The core of the Pittsburgh Penguins' championship team remains mostly in place, but it's the uncertainty over the supporting cast that makes them an intriguing team to watch this season.
In four of his five NHL seasons, Sidney Crosby has surpassed 100 points and in the last three years has averaged between 1.34 and 1.36 points per game, so there is a certain elite level of production that sets Crosby apart from most others. He increased that separation last year, scoring a career-high 51 goals.
It may be difficult for him to score on 17.1% of his shots again (his career average is 14.8%), but Crosby's improvement as a finisher only enhances his value since there are few players in the league that can score 100 points and fewer still that can tally 50 goals.
One of the players in the league capable of hitting those milestones plays on Crosby's team. Evgeni Malkin has career-highs of 47 goals and 113 points, but is coming off a decidedly down season, scoring 77 points in 67 games in 2009-2010.
There has been a lot of talk about Malkin shifting to the wing this season, which would likely free him from some defensive responsibilities, so if he can find the right line combination, another 100-point season could be in the cards.
If Malkin is going to make a move to the wing, Jordan Staal will be required to move into the second-line centre role. In theory, it makes all kinds of sense and 22-year-old Staal is a three-time 20-goal scorer who has a superb all-around game, yet can still improve his offensive output.
The fly in the ointment is a lingering foot injury that has plagued Staal since the playoffs and could cause him to miss the start of the regular season. If healthy, the possibility of having Malkin skate on his wing could really bring a breakthrough for Staal.
Injuries limited hard-driving winger Chris Kunitz to 50 games last season, but he's compiled 50 points in 70 games with the Penguins since he was acquired from the Ducks and seems to be a decent complement to Crosby.
Kunitz seems like a safe bet for a top-six forward role because the Penguins are rather thin up front, in terms of scoring talent. Rookies like Eric Tangradi, Dustin Jeffery and Mark Letestu are among those being considered for regular jobs this season and certainly if any of them finds a place on a line with Crosby or Malkin, that will make them worth a look.
Late-summer signing Mike Comrie is another who could fit into the top-six mix. Though he's played more than 65 games once in the last four years, 30-year-old Comrie is a capable finisher who scored 13 goals in 43 games with the Oilers last season.
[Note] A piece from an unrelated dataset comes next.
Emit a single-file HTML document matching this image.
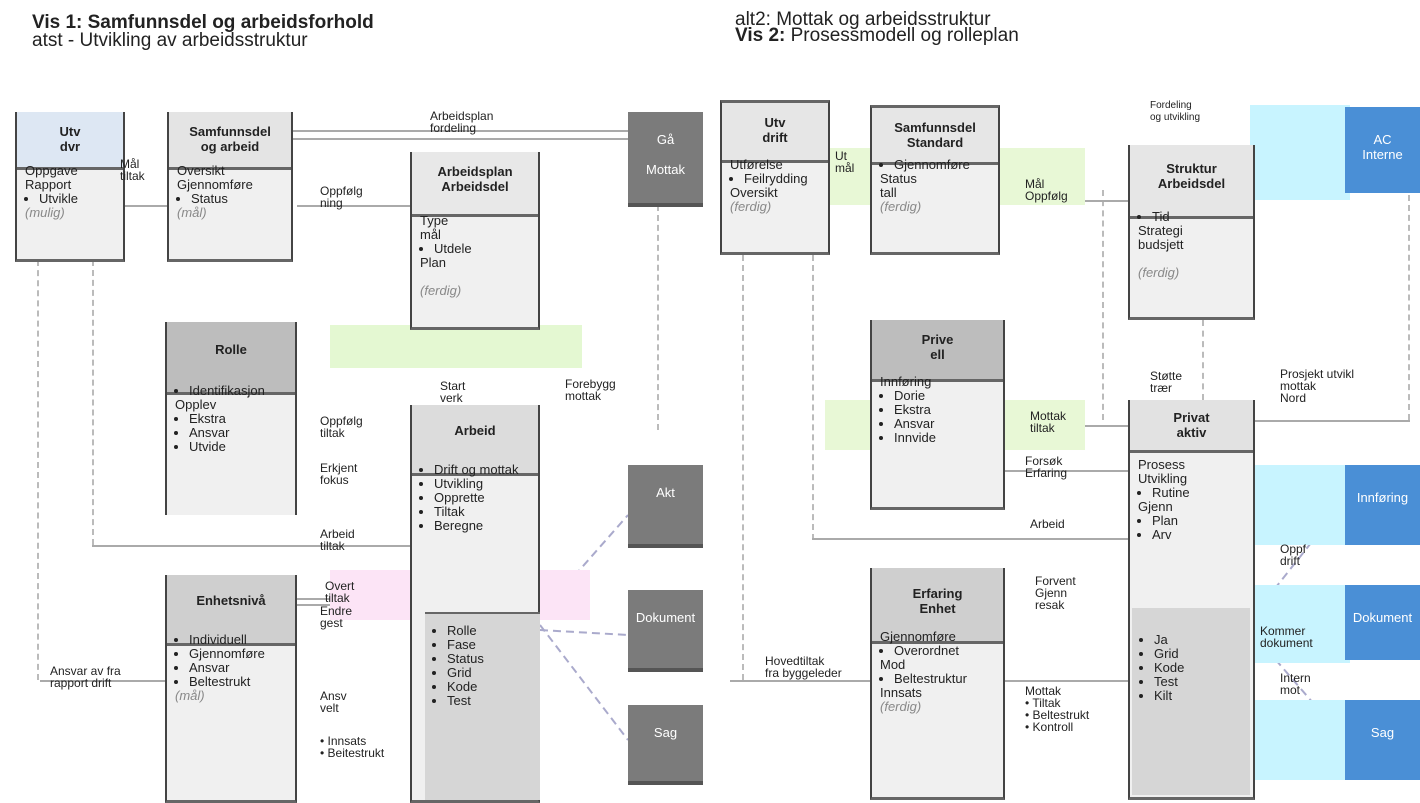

If he's dropped onto Crosby's wing, in an ideal world, maybe 25-30 goals wouldn't be out of the question.
Perhaps my greatest concern with the Penguins, however, is the departure of Sergei Gonchar. Yes, he's getting on in years (36) and hasn't stayed healthy in recent seasons (missing 77 games over the last two years), but he's also a freak on the power play, scoring more than 30 power play points in six of the last seven seasons.
How could this affect the Penguins? Consider their power play with and without Gonchar last season. In the games that Gonchar played, Pittsburgh's power play was 49-for-243 (20.2%). In the games he missed, it was 7-for-83 (8.4%). Someone is going to have to make up for that loss on the power play.
A forearm injury limited defenceman Paul Martin to just 22 games with the Devils last season, but he had 11 points and was plus-10, so his smooth skating and puckhandling skills allowed him to be effective when he did play. Joining the Penguins could provide Martin an opportunity for his first 40-point season.
While Kris Letang managed only 27 points last season, it's worth noting that, in the last two playoffs combined, the 23-year-old has nine goals and 20 points in 36 games. The possibility of an increased role on the Penguins' power play gives Letang a chance for a breakout season.
Alex Goligoski put up 37 points in his first full-time NHL season last year and he does have the offensive inclinations to be a productive scorer and power play quarterback if given the opportunity.
Another question regarding the Penguins involves goaltender Marc-Andre Fleury, the 25-year-old that has seen his save percentage drop in each of the last two seasons, from a career-best .921 in 2007-2008 to .905 last year.
If Fleury isn't stopping pucks at something better than a league-average rate for starting goalies (around .910), then there is little margin for error for a team trying to mix in a few new blueliners and find a few scoring forwards up front.